I have been using Druid for two days and have worked my way through the wikipedia and twitter examples. Now, I am interested in batch ingesting my own data. However, I am a bit confused about this process, specifically the definition and usage of metrics.
Dimensions as I understand are used to slice and group your data. If I’m not mistaken, they are usually strings (do they have to be strings???). Metrics on the other hand are used to provide quantitative information about these groupings of dimensions - they seem to be derived from aggregation functions (min, max, avg, sum) applied to doubles or integers.
Let’s say I have data in the following form (just an example to work with):
String high_school, String city, String state, int num_students, int num_teachers, int num_rooms, double tuition
Clearly high_school, city, and state are dimensions I would like to be able to slice and group by. The other numerical data will be used to compute aggregates.
First question: In defining my spec file for the batch ingestion would I include the numerical fields as dimensions - even though they are not? You seem to have done this in the twitter example:
“dimensions”: [ … , “retweet_count”, “follower_count”, “friendscount”, … , “statuses_count”, … ],
I do not understand why you include these as dimensions.
Second question: Why are metrics defined in the spec file?

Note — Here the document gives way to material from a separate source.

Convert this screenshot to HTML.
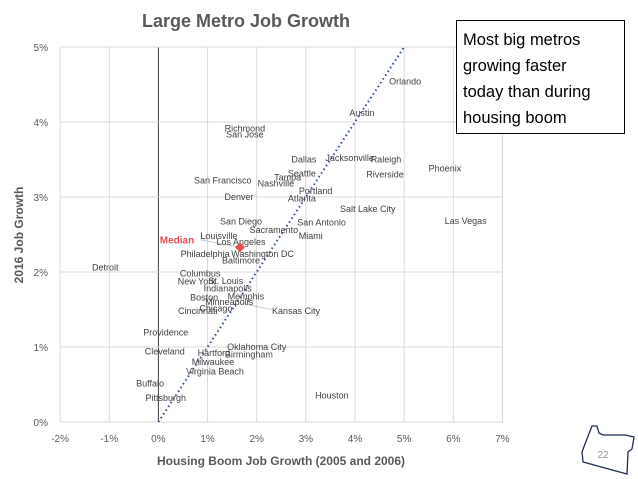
<!DOCTYPE html>
<html><head><meta charset="utf-8">
<style>
body{margin:0;background:#fff;}
svg{display:block;font-family:"Liberation Sans",sans-serif;}
</style></head>
<body>
<svg id="chart" width="638" height="479" viewBox="0 0 638 479">
<text x="246" y="27" text-anchor="middle" font-size="18" font-weight="bold" fill="#595959">Large Metro Job Growth</text>
<g id="grid"></g>
<g id="ticks"></g>
<g id="marks"></g>
<text x="458" y="464" text-anchor="middle" font-size="0" fill="#fff"></text>
<text x="281" y="465" text-anchor="middle" font-size="12" font-weight="bold" fill="#595959">Housing Boom Job Growth (2005 and 2006)</text>
<text transform="translate(23,235) rotate(-90)" text-anchor="middle" font-size="12" font-weight="bold" fill="#595959">2016 Job Growth</text>
<g>
<rect x="456.5" y="20.5" width="168" height="113" fill="#fff" stroke="#000" stroke-width="1"/>
<text font-size="16.5" fill="#000"><tspan x="463" y="45">Most big metros</tspan><tspan x="463" y="71">growing faster</tspan><tspan x="463" y="97">today than during</tspan><tspan x="463" y="123">housing boom</tspan></text>
</g>
<g>
<path d="M592,426 L597,426 L599,433 L603,435 L625,435 L634,437 L632,449 L628,452 L627,474 L583,462 L582,452 L585,444 Z" fill="none" stroke="#1f2f4f" stroke-width="1.3"/>
<text x="603" y="458" text-anchor="middle" font-size="10" fill="#999">22</text>
</g>
</svg>
<script>
const xTicks=[-2,-1,0,1,2,3,4,5,6,7];
const yTicks=[0,1,2,3,4,5];
const cities=["Orlando","Austin","Richmond","San Jose","Dallas","Jacksonville","Raleigh","Phoenix","Riverside","Seattle","Tampa","San Francisco","Nashville","Portland","Denver","Atlanta","Salt Lake City","Las Vegas","San Diego","San Antonio","Sacramento","Miami","Louisville","Los Angeles","Philadelphia","Washington DC","Baltimore","Detroit","Columbus","New York","St. Louis","Indianapolis","Boston","Memphis","Minneapolis","Chicago","Cincinnati","Kansas City","Providence","Oklahoma City","Cleveland","Hartford","Birmingham","Milwaukee","Virginia Beach","Buffalo","Pittsburgh","Houston"];
const boomGrowth=[5.02,4.14,1.76,1.76,2.96,3.89,4.63,5.83,4.61,2.92,2.63,1.31,2.39,3.2,1.64,2.92,4.26,6.25,1.68,3.32,2.35,3.1,1.23,1.68,0.95,2.12,1.68,-1.08,0.85,0.78,1.37,1.41,0.93,1.78,1.44,1.17,0.8,2.8,0.15,2.0,0.13,1.13,1.84,1.11,1.15,-0.17,0.15,3.53];
const growth2016=[4.55,4.13,3.92,3.84,3.51,3.53,3.51,3.39,3.31,3.32,3.27,3.23,3.19,3.09,3.01,2.99,2.85,2.69,2.68,2.67,2.57,2.49,2.49,2.41,2.25,2.25,2.16,2.07,1.99,1.88,1.89,1.79,1.67,1.68,1.61,1.52,1.49,1.49,1.2,1.01,0.95,0.93,0.91,0.81,0.68,0.52,0.33,0.36];
const medianX=[1.66], medianY=[2.33];
const trendX=[0,5], trendY=[0,5];

const NS="http://www.w3.org/2000/svg";
const xs=v=>158.4+v*49.15;
const ys=v=>422-v*75;
function mk(tag,attrs,parent){const e=document.createElementNS(NS,tag);for(const k in attrs)e.setAttribute(k,attrs[k]);parent.appendChild(e);return e;}
const grid=document.getElementById('grid'),ticks=document.getElementById('ticks'),marks=document.getElementById('marks');
xTicks.forEach(t=>{
  const l=mk('line',{x1:xs(t),x2:xs(t),y1:ys(5),y2:ys(0),stroke:t===0?'#404040':'#d9d9d9','stroke-width':1},grid);
  
  
  const tx=mk('text',{x:xs(t),y:442,'text-anchor':'middle','font-size':10,fill:'#595959'},ticks);
  tx.textContent=t+'%';
  
  
});
yTicks.forEach(t=>{
  const l=mk('line',{x1:xs(-2),x2:xs(7),y1:ys(t),y2:ys(t),stroke:'#d9d9d9','stroke-width':1},grid);
  
  
  const tx=mk('text',{x:48,y:ys(t)+4,'text-anchor':'end','font-size':10,fill:'#595959'},ticks);
  tx.textContent=t+'%';
  
  
});
const tl=mk('line',{x1:xs(trendX[0]),y1:ys(trendY[0]),x2:xs(trendX[1]),y2:ys(trendY[1]),stroke:'#2f4f8f','stroke-width':2,'stroke-dasharray':'1.5 3'},marks);


// leader lines
const ll1=mk('line',{x1:xs(1.7),y1:ys(1.58),x2:xs(2.3),y2:ys(1.5),stroke:'#bfbfbf','stroke-width':0.8},marks);


const ll2=mk('line',{x1:xs(0.85),y1:ys(2.43),x2:xs(medianX[0]),y2:ys(medianY[0]),stroke:'#bfbfbf','stroke-width':0.8},marks);


cities.forEach((c,i)=>{
  const t=mk('text',{x:xs(boomGrowth[i]),y:ys(growth2016[i])+3.5,'text-anchor':'middle','font-size':9,fill:'#404040'},marks);
  t.textContent=c;
  
  
});
const mx=xs(medianX[0]),my=ys(medianY[0]);
const d=mk('polygon',{points:`${mx},${my-5} ${mx+5},${my} ${mx},${my+5} ${mx-5},${my}`,fill:'#e8504f'},marks);


const ml=mk('text',{x:mx-63,y:my-4,'text-anchor':'middle','font-size':10,'font-weight':'bold',fill:'#e8504f'},marks);
ml.textContent='Median';


</script>
</body></html>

This makes no sense to me. Does this mean Druid is pre-aggregating values? Does this mean I need to know what types of queries I will run before ingesting data? For instance, initially I might think I would like to see the total number of high school students in a certain city so I would define a metric to longSum the num_students field. However, what if after I ingest the data, I decide I’d rather know the max number of students at a high school in each city? I originally thought you could just define whatever aggregate you want in a query, but are you constrained to the metrics you defined in your ingestion spec file? If not, then what is the point of the metric in the spec file at all?